Objective | Keep only the lines of the data below that contain "LaTeX", and copy them.

[Dataset rows]
╭──

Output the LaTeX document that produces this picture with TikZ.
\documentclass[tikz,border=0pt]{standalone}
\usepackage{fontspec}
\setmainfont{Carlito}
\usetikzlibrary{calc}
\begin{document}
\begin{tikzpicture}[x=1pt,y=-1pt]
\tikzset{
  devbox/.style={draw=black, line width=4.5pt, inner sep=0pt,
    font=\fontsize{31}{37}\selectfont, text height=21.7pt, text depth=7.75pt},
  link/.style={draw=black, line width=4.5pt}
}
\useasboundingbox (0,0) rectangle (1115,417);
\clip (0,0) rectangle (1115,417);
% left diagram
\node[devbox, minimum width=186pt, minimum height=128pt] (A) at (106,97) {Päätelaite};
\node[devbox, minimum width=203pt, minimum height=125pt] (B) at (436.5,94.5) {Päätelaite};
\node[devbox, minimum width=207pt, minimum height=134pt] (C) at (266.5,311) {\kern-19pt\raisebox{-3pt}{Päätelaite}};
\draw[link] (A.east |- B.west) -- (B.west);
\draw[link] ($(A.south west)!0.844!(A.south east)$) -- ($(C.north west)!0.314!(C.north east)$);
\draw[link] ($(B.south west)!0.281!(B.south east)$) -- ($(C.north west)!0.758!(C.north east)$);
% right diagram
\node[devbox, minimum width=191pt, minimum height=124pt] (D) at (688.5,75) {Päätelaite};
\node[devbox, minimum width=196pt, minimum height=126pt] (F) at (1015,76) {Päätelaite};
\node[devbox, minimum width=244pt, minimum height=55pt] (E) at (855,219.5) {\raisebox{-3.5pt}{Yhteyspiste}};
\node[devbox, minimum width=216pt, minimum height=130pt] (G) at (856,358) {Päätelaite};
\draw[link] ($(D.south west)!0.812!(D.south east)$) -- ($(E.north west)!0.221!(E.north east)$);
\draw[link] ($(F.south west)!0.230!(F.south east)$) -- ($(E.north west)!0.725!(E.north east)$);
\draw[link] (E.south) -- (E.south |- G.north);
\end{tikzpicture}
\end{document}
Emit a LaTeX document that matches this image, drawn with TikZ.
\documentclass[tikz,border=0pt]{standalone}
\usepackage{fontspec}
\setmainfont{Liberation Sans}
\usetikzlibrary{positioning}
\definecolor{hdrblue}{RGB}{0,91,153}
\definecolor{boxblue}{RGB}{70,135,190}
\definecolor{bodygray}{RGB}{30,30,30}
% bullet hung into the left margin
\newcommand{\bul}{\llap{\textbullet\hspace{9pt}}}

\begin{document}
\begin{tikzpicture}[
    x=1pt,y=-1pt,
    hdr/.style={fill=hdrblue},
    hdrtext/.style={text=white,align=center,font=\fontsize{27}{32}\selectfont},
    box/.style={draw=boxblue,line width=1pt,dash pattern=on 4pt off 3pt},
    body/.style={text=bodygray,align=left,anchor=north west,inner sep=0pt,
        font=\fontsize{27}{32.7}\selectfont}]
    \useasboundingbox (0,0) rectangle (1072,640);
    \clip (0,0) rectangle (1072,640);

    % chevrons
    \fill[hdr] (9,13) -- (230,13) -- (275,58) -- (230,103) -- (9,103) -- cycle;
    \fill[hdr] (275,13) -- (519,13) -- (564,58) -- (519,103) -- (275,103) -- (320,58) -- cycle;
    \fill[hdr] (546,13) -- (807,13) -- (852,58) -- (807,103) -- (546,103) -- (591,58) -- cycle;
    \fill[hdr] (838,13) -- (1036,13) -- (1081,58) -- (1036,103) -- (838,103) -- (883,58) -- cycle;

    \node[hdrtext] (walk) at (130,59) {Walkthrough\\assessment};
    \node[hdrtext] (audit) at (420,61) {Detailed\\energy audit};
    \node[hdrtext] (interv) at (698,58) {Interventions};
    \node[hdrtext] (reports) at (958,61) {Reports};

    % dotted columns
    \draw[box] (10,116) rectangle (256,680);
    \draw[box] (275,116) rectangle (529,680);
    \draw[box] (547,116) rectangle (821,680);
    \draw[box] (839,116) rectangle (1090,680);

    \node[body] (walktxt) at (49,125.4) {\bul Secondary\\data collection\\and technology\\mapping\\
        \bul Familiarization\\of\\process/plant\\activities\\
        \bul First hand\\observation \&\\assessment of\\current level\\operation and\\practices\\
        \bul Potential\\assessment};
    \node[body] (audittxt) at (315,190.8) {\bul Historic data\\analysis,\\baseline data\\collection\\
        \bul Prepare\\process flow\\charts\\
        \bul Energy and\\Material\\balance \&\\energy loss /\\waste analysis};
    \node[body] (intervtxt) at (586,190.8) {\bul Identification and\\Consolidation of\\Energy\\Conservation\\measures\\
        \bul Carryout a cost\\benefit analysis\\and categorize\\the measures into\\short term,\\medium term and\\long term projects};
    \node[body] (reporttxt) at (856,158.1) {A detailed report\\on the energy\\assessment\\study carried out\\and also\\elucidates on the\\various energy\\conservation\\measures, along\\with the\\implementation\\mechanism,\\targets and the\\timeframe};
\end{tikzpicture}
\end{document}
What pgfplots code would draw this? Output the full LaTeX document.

╰──

Final answer |
Output the LaTeX document that produces this picture with TikZ.
Emit a LaTeX document that matches this image, drawn with TikZ.
What pgfplots code would draw this? Output the full LaTeX document.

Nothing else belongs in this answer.